Complexity is not the threshold — business criticality is. A three-module scenario that creates a new hire record in the HRIS is far simpler than a twenty-module recruiting pipeline, but a failure in the former carries far higher cost. Every scenario that touches payroll, compliance data, offer delivery, or onboarding task creation needs fallback architecture regardless of its structural complexity.

Misconception 4: “Fallbacks and monitoring serve the same purpose.”

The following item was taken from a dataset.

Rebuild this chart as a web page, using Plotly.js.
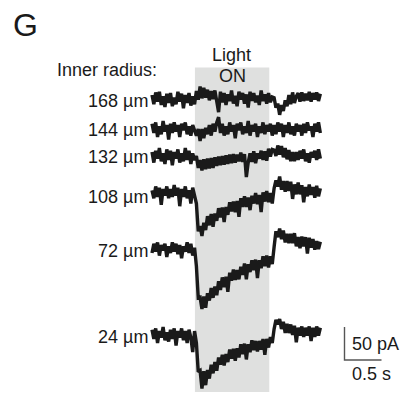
<!DOCTYPE html>
<html>
<head>
<meta charset="utf-8">
<script src="https://cdn.plot.ly/plotly-3.0.1.min.js"></script>
<style>html,body{margin:0;padding:0;background:#fff;}#chart{width:402px;height:397px;}</style>
</head>
<body>
<div id="chart"></div>
<script>
// ---- data ----
const radiusLabels = ['168 µm', '144 µm', '132 µm', '108 µm', '72 µm', '24 µm'];
const sampleInterval = 0.025;   // s between samples
const lightOn = 0.58;           // s
const lightOff = 1.585;         // s
const scaleBarPA = 50;          // pA
const scaleBarS = 0.5;          // s

// current traces, pA relative to baseline
const r168 = [6,-8,10,-4,11,-9,4,-12,8,-6,9,-11,2,-8,11,-4,8,-14,6,-6,9,-10,4,-8,
  12,-1,19,1,17,2,14,-2,12,0,13,-7,
  -20,
  11,-5,9,-9,7,-3,13,-7,5,-11,11,-1,9,-7,7,-13,11,-3,9,-5,5,-9,13,-3,7,-7,9,-5,3,
  2,-13,-7,-24,-9,-18,-2,-11,6,-8,10,-6,4,
  9,-4,10,-3,8,-2,11,-4,9,-1,10,-3,8];
const r144 = [8,-6,10,-12,4,-8,12,-4,6,-16,8,-6,10,-4,6,-12,8,-2,10,-8,4,-10,6,-4,
  -10,0,-18,0,-14,2,-8,6,-10,8,-4,10,
  18,
  -6,8,-10,4,-8,10,-4,6,-14,8,-2,10,-8,4,-6,12,-10,6,-4,8,-12,4,-6,10,-8,6,-4,8,-10,
  6,-8,10,-4,8,-12,6,-6,10,-8,4,-10,8,
  -4,6,-10,8,-6,10,-2,4,-12,8,-4,10,-6];
const r132 = [6,-10,8,-4,12,-8,4,-12,10,-6,8,-14,6,-4,10,-10,4,-8,12,-6,8,-12,4,-6,
  0,-18,-6,-22,-5,-20,-4,-19,-3,-18,-2,-15,
  -1,-14,0,-13,1,-12,2,-11,3,-10,2,-8,5,-9,3,
  -32,
  -10,4,-9,7,-11,4,-4,8,-6,7,-7,11,-1,10,
  9,0,16,2,15,-2,12,-5,9,-8,6,-8,6,
  -6,8,-4,10,-8,4,-10,6,-2,8,-6,10,-4];
const r108 = [4,-8,10,-6,8,-18,6,-4,10,-8,6,-6,12,-4,8,-20,6,-6,10,-8,4,-16,8,-4,
  -16,-58,-50,-65,-45,-56,-35,-49,-32,-51,
  -31,-42,-23,-37,-22,-44,-21,-33,-14,-28,
  -13,-29,-12,-36,-8,-21,-5,-21,-7,-26,
  -4,-16,0,-17,-3,-29,1,-13,3,-14,
  0,-16,
  7,19,10,25,5,18,2,18,3,17,
  -9,13,-2,16,-2,12,-14,9,-5,13,
  -3,9,-7,11,-5,7];
const r72 = [-6,8,-4,10,-10,6,-2,8,-12,4,-6,10,-4,8,-8,6,-14,4,-4,10,-6,8,-10,2,
  -26,-74,-73,-91,-72,-89,-67,-78,-59,-74,
  -57,-70,-49,-62,-43,-58,-42,-65,-36,-48,
  -31,-47,-32,-46,-27,-39,-22,-46,-23,-35,
  -17,-32,-16,-44,-17,-29,-11,-26,-10,-28,
  -11,-23,
  3,27,18,31,15,28,10,23,9,23,
  9,24,4,18,1,19,4,18,-7,17,
  2,15,-1,12,0,11];
const r24 = [8,-6,10,-12,6,-4,12,-8,4,-10,8,-6,10,-16,6,-4,10,-8,6,-12,8,-4,-26,6,
  -12,-56,-54,-81,-55,-76,-53,-66,-45,-58,
  -41,-54,-34,-45,-30,-46,-29,-41,-22,-36,
  -21,-39,-20,-34,-14,-29,-13,-37,-14,-26,
  -8,-23,-9,-25,-9,-22,-6,-30,-6,-19,
  -3,-12,
  9,23,16,24,9,20,3,17,3,16,
  0,14,-11,11,-1,13,-3,11,-1,13,
  -9,11,-3,13,-1,11];
const seriesValues = [r168, r144, r132, r108, r72, r24];

// ---- layout geometry (pixels of the 402x397 figure) ----
const W = 402, H = 397;
const PX_PER_S = 74, PX_PER_PA = 0.66, T0_PX = 152;
const tOf = px => (px - T0_PX) / PX_PER_S;
const yOf = py => -py / PX_PER_PA;
const baselinePx = [99, 129, 156, 193, 249, 335];
const labelPx = [101, 130, 157, 197, 251, 337];

const FONT = 'Arial, "Liberation Sans", Helvetica, sans-serif';
const ink = '#1a1a1a';

const data = seriesValues.map((vals, k) => ({
  type: 'scatter', mode: 'lines',
  x0: 0, dx: sampleInterval,
  y: vals.map(v => v + yOf(baselinePx[k])),
  line: {color: ink, width: 3.4},
  hoverinfo: 'skip', showlegend: false
}));

// scale bar
const sbX = tOf(344.5), sbY = yOf(360);
data.push({
  type: 'scatter', mode: 'lines',
  x: [sbX, sbX, sbX + scaleBarS],
  y: [sbY + scaleBarPA, sbY, sbY],
  line: {color: '#555', width: 1.4},
  hoverinfo: 'skip', showlegend: false
});

const annotations = [];
const txt = (text, px, py, anchor, size) => annotations.push({
  text, x: tOf(px), y: yOf(py), xref: 'x', yref: 'y',
  xanchor: anchor, yanchor: 'middle', showarrow: false,
  font: {family: FONT, size: size || 18, color: ink}
});
txt('G', 11, 25, 'left', 32);
txt('Inner radius:', 55, 70, 'left');
txt('Light', 231, 55, 'center');
txt('ON', 232, 76, 'center');
radiusLabels.forEach((l, k) => txt(l, 150, labelPx[k], 'right'));
txt('50 pA', 350, 344, 'left');
txt('0.5 s', 350, 374, 'left');

const layout = {
  width: W, height: H,
  margin: {l: 0, r: 0, t: 0, b: 0, pad: 0},
  paper_bgcolor: '#fff', plot_bgcolor: '#fff',
  xaxis: {range: [tOf(0), tOf(W)], visible: false, fixedrange: true},
  yaxis: {range: [yOf(H), yOf(0)], visible: false, fixedrange: true},
  shapes: [{
    type: 'rect', xref: 'x', yref: 'y', layer: 'below',
    x0: lightOn, x1: lightOff, y0: yOf(67.5), y1: yOf(392),
    fillcolor: '#dfe0df', line: {width: 0}
  }],
  annotations
};

Plotly.newPlot('chart', data, layout, {displayModeBar: false, staticPlot: true});
</script>
</body>
</html>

Fallbacks and monitoring are complementary, not interchangeable. A fallback keeps the process running when a failure occurs. Monitoring — including error logs and alerting — ensures that fallback activations are visible so root causes can be investigated. A fallback that activates silently and repeatedly masks a systemic problem. Proactive monitoring for resilient recruiting automation covers how to make fallback activations visible and actionable.

Misconception 5: “AI can substitute for fallback architecture.”

AI judgment layers in automation handle ambiguous decisions — cases where rules genuinely cannot determine the right action. They are not a substitute for structural fallback architecture. An AI node inside a scenario that lacks error routes and retry logic will fail the same way any other module fails when the upstream data pipeline breaks. Build the fallback architecture first. Introduce AI at the decision points where rules fail, not as a recovery mechanism for missing infrastructure.

Fallback Mechanisms in the Broader Error-Handling Architecture

Fallback mechanisms occupy the middle layer of a three-layer resilience architecture for Make.com™ HR automation:

1. Prevention layer: Data validation gates, input formatting standards, and upstream checks that prevent known failure conditions from reaching the modules that would fail on them. The data validation in Make.com™ for HR recruiting satellite covers this layer in full.
2. Recovery layer: Fallback mechanisms — the error routes, retries, conditional rerouting, and escalation triggers that handle failures the prevention layer could not stop.
3. Visibility layer: Error reporting, monitoring dashboards, and proactive alerting that ensure every fallback activation is logged, reviewed, and addressed at the root-cause level. See error reporting for unbreakable HR automation for this layer.

The advanced error handling in Make.com™ HR automation parent pillar covers all three layers and how they interlock. The error handling patterns for resilient HR automation satellite covers the specific structural patterns — including the four primary fallback design patterns used in production HR scenarios.

Fallback mechanisms are not optional infrastructure. They are the engineering standard for any Make.com™ HR scenario where failure carries real cost. Build the fallback architecture before the scenario goes live. Every critical HR process depends on it.